## Begin Given records

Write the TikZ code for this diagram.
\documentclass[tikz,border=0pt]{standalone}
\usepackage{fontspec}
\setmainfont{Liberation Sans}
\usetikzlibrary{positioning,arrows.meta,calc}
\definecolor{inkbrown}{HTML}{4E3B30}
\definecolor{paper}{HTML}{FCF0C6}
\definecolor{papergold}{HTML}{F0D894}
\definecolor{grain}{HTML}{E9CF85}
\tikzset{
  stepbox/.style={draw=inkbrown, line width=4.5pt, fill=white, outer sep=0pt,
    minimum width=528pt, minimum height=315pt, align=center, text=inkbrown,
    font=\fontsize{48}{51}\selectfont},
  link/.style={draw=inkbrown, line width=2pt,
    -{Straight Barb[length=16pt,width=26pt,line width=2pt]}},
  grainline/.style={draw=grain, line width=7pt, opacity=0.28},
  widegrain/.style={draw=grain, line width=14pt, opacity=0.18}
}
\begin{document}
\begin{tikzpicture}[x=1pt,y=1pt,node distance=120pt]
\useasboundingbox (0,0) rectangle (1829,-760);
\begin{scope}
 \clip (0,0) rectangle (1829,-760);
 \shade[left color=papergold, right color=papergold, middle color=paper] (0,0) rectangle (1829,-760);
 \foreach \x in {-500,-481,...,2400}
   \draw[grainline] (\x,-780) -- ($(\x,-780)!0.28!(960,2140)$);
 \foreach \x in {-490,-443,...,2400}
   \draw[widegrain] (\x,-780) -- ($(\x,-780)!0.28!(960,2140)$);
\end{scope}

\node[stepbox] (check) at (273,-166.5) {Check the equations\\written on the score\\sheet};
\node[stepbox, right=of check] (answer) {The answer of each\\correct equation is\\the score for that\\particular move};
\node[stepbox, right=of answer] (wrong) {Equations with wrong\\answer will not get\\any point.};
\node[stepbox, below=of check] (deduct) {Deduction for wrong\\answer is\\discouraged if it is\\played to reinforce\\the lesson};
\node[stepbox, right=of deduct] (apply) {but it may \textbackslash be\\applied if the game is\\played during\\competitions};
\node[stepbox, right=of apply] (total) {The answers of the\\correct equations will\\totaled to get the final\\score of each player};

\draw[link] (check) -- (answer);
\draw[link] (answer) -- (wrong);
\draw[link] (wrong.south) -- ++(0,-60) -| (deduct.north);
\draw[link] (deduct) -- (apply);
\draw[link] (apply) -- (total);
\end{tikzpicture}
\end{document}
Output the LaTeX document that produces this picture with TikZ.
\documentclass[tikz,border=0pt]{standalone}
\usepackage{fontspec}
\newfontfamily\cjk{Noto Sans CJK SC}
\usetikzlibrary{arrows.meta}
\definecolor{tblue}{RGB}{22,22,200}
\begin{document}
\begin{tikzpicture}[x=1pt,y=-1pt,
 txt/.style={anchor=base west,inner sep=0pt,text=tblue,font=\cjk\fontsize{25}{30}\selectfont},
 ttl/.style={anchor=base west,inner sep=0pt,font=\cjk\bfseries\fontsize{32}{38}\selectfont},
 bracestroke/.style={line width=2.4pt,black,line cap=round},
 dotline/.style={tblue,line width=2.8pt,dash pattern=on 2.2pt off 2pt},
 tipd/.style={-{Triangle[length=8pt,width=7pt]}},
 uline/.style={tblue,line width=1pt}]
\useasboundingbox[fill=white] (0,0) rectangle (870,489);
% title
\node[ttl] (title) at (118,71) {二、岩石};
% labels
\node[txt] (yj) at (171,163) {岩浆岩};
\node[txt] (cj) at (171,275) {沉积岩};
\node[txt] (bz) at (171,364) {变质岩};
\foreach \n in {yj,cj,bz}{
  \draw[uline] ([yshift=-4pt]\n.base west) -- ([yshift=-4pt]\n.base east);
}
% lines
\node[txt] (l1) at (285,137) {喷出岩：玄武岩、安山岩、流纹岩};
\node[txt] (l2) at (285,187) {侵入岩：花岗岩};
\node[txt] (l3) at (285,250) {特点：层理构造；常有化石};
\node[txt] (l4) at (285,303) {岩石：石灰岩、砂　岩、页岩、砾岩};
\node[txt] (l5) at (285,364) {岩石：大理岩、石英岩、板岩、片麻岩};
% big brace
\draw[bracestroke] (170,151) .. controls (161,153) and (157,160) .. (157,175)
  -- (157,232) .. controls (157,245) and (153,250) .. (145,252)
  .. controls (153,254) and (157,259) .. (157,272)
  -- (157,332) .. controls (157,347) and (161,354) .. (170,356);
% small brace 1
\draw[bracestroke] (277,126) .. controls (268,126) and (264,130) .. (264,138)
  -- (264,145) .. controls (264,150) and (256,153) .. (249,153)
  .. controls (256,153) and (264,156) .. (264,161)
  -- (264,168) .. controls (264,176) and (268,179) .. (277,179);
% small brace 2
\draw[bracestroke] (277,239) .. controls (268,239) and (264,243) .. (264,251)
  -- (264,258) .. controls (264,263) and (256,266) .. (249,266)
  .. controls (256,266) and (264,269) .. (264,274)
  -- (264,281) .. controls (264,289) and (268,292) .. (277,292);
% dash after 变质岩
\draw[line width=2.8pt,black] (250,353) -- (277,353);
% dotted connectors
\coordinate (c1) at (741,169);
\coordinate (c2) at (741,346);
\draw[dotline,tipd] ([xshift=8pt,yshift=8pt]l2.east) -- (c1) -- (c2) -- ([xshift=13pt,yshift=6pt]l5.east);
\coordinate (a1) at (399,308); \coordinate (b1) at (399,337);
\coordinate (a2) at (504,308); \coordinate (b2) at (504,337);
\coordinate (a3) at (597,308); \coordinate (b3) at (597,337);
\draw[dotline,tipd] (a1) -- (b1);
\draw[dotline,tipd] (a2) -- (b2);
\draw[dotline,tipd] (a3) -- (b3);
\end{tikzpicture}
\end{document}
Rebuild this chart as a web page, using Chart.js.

## End Given records

Objective
Pick out and copy the lines of the entries that hold the string "this".

Output below
Write the TikZ code for this diagram.
Output the LaTeX document that produces this picture with TikZ.
Rebuild this chart as a web page, using Chart.js.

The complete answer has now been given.